Frente al acrecentamiento de la responsabilidad, pensaba que todo lo que yo había soñado y planificado estaba muy lejos de la realidad. Por ese entonces, llegó una carta desde Jacinto Aráuz escrita por mi tío, antiguo poblador de esa zona. Me explicaba que el médico, el único médico que atendía a la población, estaba enfermo y necesitaba viajar a Buenos Aires para su tratamiento.

Había buscado reemplazante infructuosamente y solicitaba que yo lo suplantara, aunque más no fuera, por dos o tres meses. Varias semanas tuve esa carta en mis bolsillos antes de decidirme. Por un lado sentía la tristeza de dejar mi viejo hospital, por el otro pensaba que quedándome en la ciudad muy pocas posibilidades tenía de poder subsistir y ayudar a mi familia. Pensé que tres meses pasarían muy pronto y que no perdería nada explorando las posibilidades del medio rural. 
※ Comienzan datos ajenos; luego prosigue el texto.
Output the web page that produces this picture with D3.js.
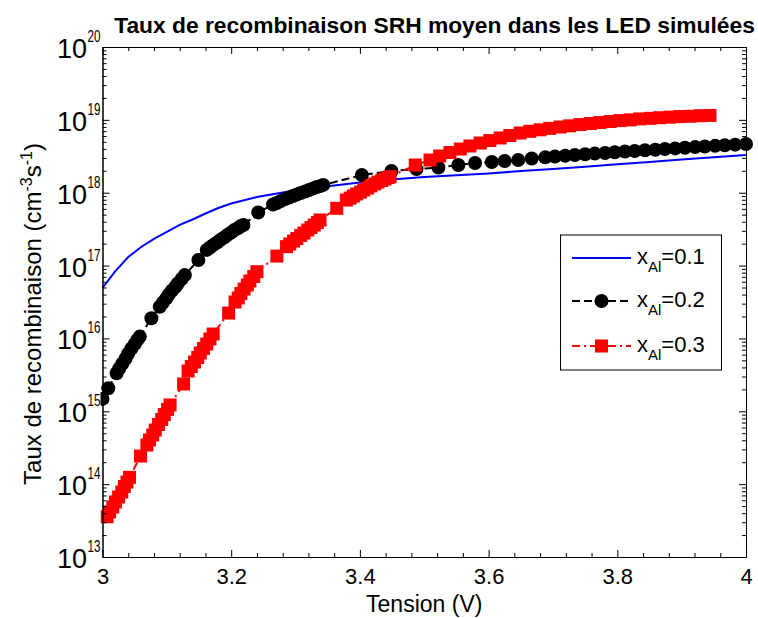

El doctor D’Amelio, mi jefe en la sala XIII, donde concurría desde hacía más de un año, trataba de disuadirme y de hacerme entender que ese no era mi camino. Siempre recordaré la despedida, cuando muy seriamente y mirándome a los ojos me dijo:

—Todos aquí te han deseado buena suerte, yo por el contrario espero que tengas mucha mala suerte —agregando— vos no naciste para ser médico rural...

El 25 de mayo de 1950, por pura coincidencia no más, partí en un tren del Ferrocarril General Roca. ¡Quién iba a decir que el destino transformaría tres meses en casi doce años de tanta trascendencia para el resto de mi vida! Ojalá se interprete correctamente lo que sigue. Sólo pretendo desnudar las realidades que me tocaron vivir y que, a mi entender, siguen teniendo hoy la misma vigencia a lo largo y a lo ancho de mi patria.